Santa brainwashes the parents of the world to think they bought the presents. He does this by harnessing the Earth’s magnetic field – why else do you think he’s based at the north pole? To maintain the illusion, he debits the parents’ accounts by an appropriate amount, which – combined with the fact that the elves are paid only about 25 US cents a day – makes him one of the richest individuals on Earth. The US Government is aware of this massive scam, and set up HAARP to try and disrupt his nefarious brainwashing apparatus. Results so far have been mixed.
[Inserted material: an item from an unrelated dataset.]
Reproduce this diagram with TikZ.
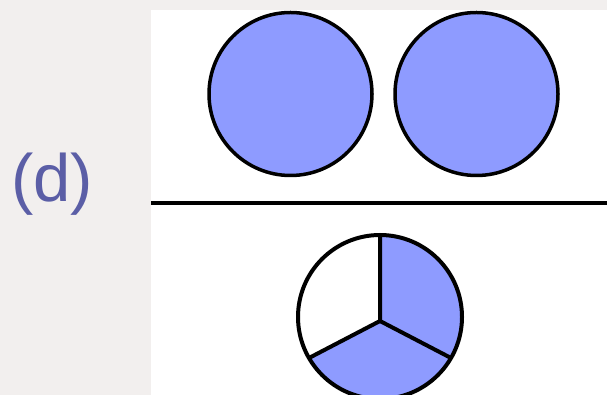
\documentclass[tikz,border=0pt]{standalone}
\usepackage{fontspec}
\setmainfont{Liberation Sans}
\usetikzlibrary{calc}
\definecolor{bgc}{HTML}{F2EFEE}
\definecolor{piefill}{HTML}{8E9BFF}
\definecolor{lbl}{HTML}{5B5EA6}
\tikzset{
  disc/.style={circle, draw=black, fill=piefill, line width=3.5pt, inner sep=0pt, minimum size=163pt},
  thickline/.style={line width=4pt, draw=black},
}
\begin{document}
\begin{tikzpicture}[x=1pt,y=1pt]
\useasboundingbox (0,0) rectangle (607,395);
\fill[bgc] (0,0) rectangle (607,395);
\fill[white] (151,0) rectangle (607,385);
\node[anchor=base, text=lbl, font=\fontsize{67}{67}\selectfont] (lab) at (52,193) {(d)};
\node[disc] (c1) at (290.5,301) {};
\node[disc] (c2) at (476.5,301) {};
\coordinate (l1) at (151,192);
\coordinate (l2) at (607,192);
\draw[thickline] (l1) -- (l2);
\coordinate (pc) at (380,78);
\coordinate (hub) at (380,74);
\coordinate (ptop) at (380,160);
\coordinate (pll) at ($(pc)+(210:82)$);
\coordinate (plr) at ($(pc)+(330:82)$);
\fill[piefill] (pc) circle (82);
\fill[white] (hub) -- (ptop) arc[start angle=90, end angle=210, radius=82] -- cycle;
\draw[thickline] (pc) circle (82);
\draw[thickline, line join=round] (ptop) -- (hub) -- (pll);
\draw[thickline] (hub) -- (plr);
\end{tikzpicture}
\end{document}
How does McDonalds food make your farts smell like McDonalds so quickly?
All McDonalds food contains the carefully collected and dried sweat of an alien being Ray Kroc captured outside of Roswell New Mexico in 1947 (this creature is the model for Ronald McDonald and actually appeared in several early McDonalds commercials). Amino acids in the sweat make the food highly addictive, but certain alien salts are immediately absorbed by the stomach lining, circulated through the blood and deposited into the intestines, where bacteria rapidly convert them into gas. These salts bond strongly with volatile compounds in the food, and carry them through this entire process, with the result that the resulting rapid flatulence strongly smells of the original food.

What happens if you cut off a mole?
He’ll give you the finger at the next set of lights. But a more important question is how the hell did he pass the visual component of the licensing test?

How would it feel to be turned into an athletic woman’s shoe for eternity?
It’d be kind of soul crushing.

If you had a theme song that played every time you entered a room, what would it be?
The old Thames Television ident theme. Short, but attention grabbing.

What are some loopholes every Vatican City citizen should know?
When arrested, if you can recite the 51st Psalm in Latin from memory you can claim “Benefit of Clergy” and get off scot free. They also have to supply you with up to half a pound of holy water and/or incense on demand, which is why the Swiss Guard have those big puffy pantaloons (that’s where they keep it).